Give the count of lines in the data that include the string "matplotlib", with no added remarks.

+ + + + +

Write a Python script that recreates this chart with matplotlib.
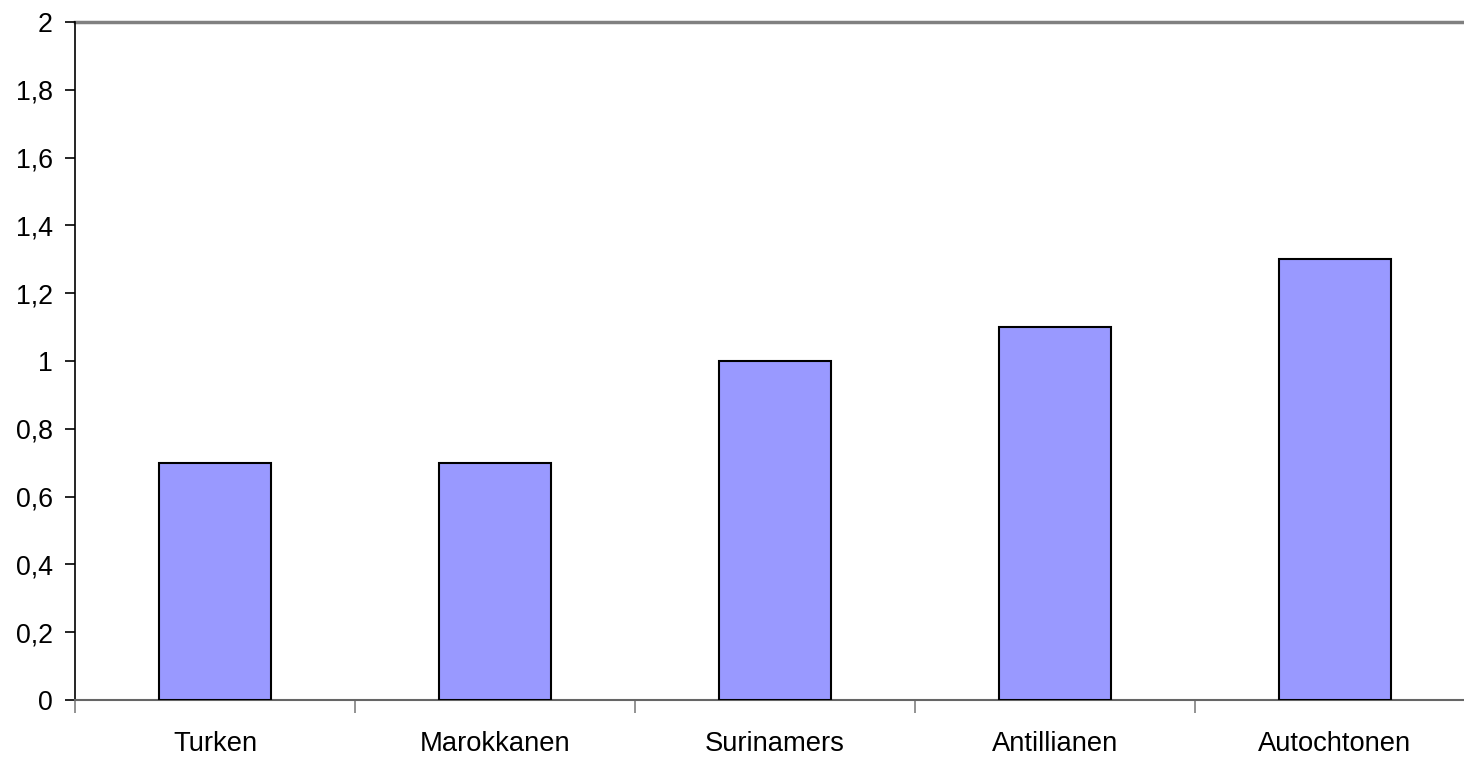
import numpy as np
import matplotlib.pyplot as plt

categories = ['Turken', 'Marokkanen', 'Surinamers', 'Antillianen', 'Autochtonen']
values = [0.7, 0.7, 1.0, 1.1, 1.3]
yticks = [0, 0.2, 0.4, 0.6, 0.8, 1, 1.2, 1.4, 1.6, 1.8, 2]
ytick_labels = ['0', '0,2', '0,4', '0,6', '0,8', '1', '1,2', '1,4', '1,6', '1,8', '2']

plt.rcParams['font.family'] = ['Liberation Sans', 'DejaVu Sans']

fig = plt.figure(figsize=(14.64, 7.58), dpi=100)
ax = fig.add_axes([75 / 1464, 58 / 758, 1400 / 1464, 678 / 758])

x = np.arange(len(categories))
ax.bar(x, values, width=0.4, color='#9999FF', edgecolor='black', linewidth=1.5, zorder=3)

ax.set_xlim(-0.5, len(categories) - 0.5)
ax.set_ylim(0, 2)

# boundaries as major ticks, labels on minor ticks at centres
ax.set_xticks(np.arange(len(categories) + 1) - 0.5)
ax.set_xticklabels([])
ax.set_xticks(x, minor=True)
ax.set_xticklabels(categories, minor=True, fontsize=19.7)
ax.tick_params(axis='x', which='minor', length=0, pad=22)
ax.tick_params(axis='x', which='major', length=9, width=1.2, color='#808080')

ax.set_yticks(yticks)
ax.set_yticklabels(ytick_labels, fontsize=19.3)
ax.tick_params(axis='y', length=7, width=1.2, pad=9)

ax.axhline(2, color='#808080', linewidth=2.5, zorder=1, clip_on=False)

for s in ['top', 'right']:
    ax.spines[s].set_visible(False)
ax.spines['left'].set_linewidth(1.2)
ax.spines['bottom'].set_color('#666666')
ax.spines['bottom'].set_linewidth(1.5)

fig.savefig('out.png', dpi=100)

+ + + + +

• [Task result]: 2